After a few painful ordeals with clients we came the the conclusion that changes needed to occur in our approach. Some clients just weren’t worth keeping or jeopardized our ability to service our best clients.
No organization can thrive when resources are drained. Employee exhausting is a real threat to the success of any project.
The Full Scoop
In a boardroom far, far away – I was sitting with a number of managers waiting for an executive leader to arrive to a governance meeting. The meeting often started late, or not at all, and a lot of fear and anxiety went into this seemingly insignificant meeting each month.
Nothing of value tended to occur during these meetings. They were supposed to be an opportunity to give executive management the chance to hear what was really occurring within the group; but, this rarely transpired. Rather, the meeting was a painful check-box item during the month, that had to happen. The ability of those in attendance to turn it into a positive experience was limited by the autocratic management style of the executive team.
As the meeting started (late) we began to go over deep dive topics that were meant to bring attention to different positive and negative project trends within the group.
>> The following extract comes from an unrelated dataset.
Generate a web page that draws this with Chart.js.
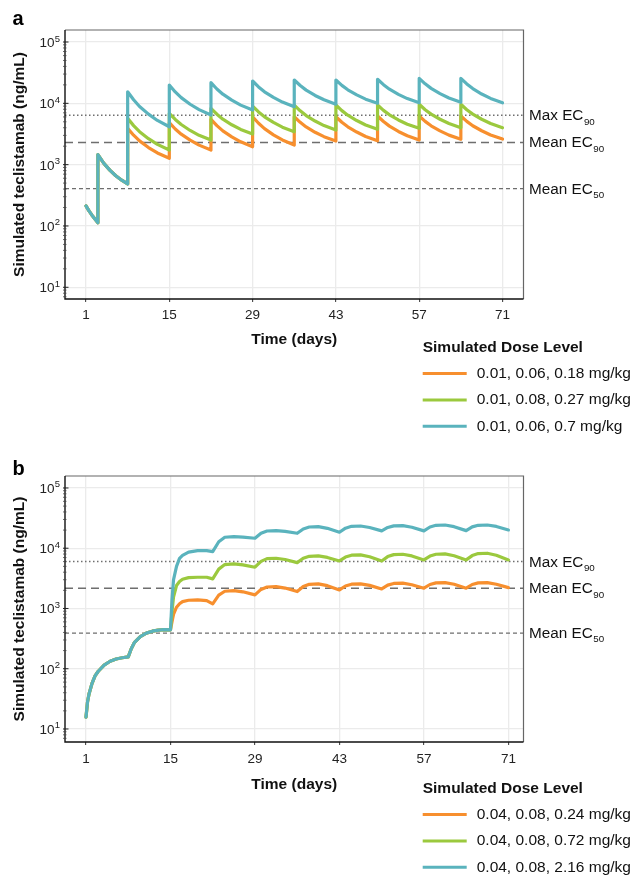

Rarely would we get past the first couple of slides. We would jump from one trivial topic to the next, and ultimately the meetings were an ineffective use of time. The attitude was corrosive and intimidating, management was fearful of the executive team, and spent the majority of the meeting either silent or practicing the art of saying as little as humanly possible (unfortunately, this was often a very good idea).
The proper definition of a word or phase, a status request meant to catch a subordinate off guard, an update on an item that everyone knew would never get accomplished, but seemed to be of special interest to the executive team. Rarely did we stay on topic, and rarely was a true and transparent report given. We had an agenda but the executive team typically had “their” agenda, which prevented subordinates from giving an accurate and direct report for the month.
On the plus side, at least the conversation was easy to follow. If you’re going to waste your time for an hour, and you have no choice in the matter, at least a basic understanding of grade school survival tactics can buy you 15 more minutes until the meeting ends. We just kept smiling and nodding. Very sad.
- Realize that some clients are not going to be worth the time and money, they will sap employee moral at the expense of those who really deserve your attention.
- Draw up terms that outline the baseline of conditions you need to provide services. Use contracts and set clear expectations for service levels.
- Speak openly about the state of the relationship to existing trouble clients, letting the client choose their path forward. Make sure you’re okay with the outcome of presented options.
- Be willing to walk away, no win scenarios don’t work for anyone.
For managers, it is important to know what is really occurring within your teams. Avoid getting stuck on trivial topics that will be easy for you to understand, but result in no actionable change. This will only occur when there is a level of trust that allows for open and effective dialog.
Questions to Ask:
- Do your employees feel they can speak up without retribution?
- Can they approach you when a difficult situation arises?
- Do they feel afraid of how you may react when less than positive information needs to be communicated?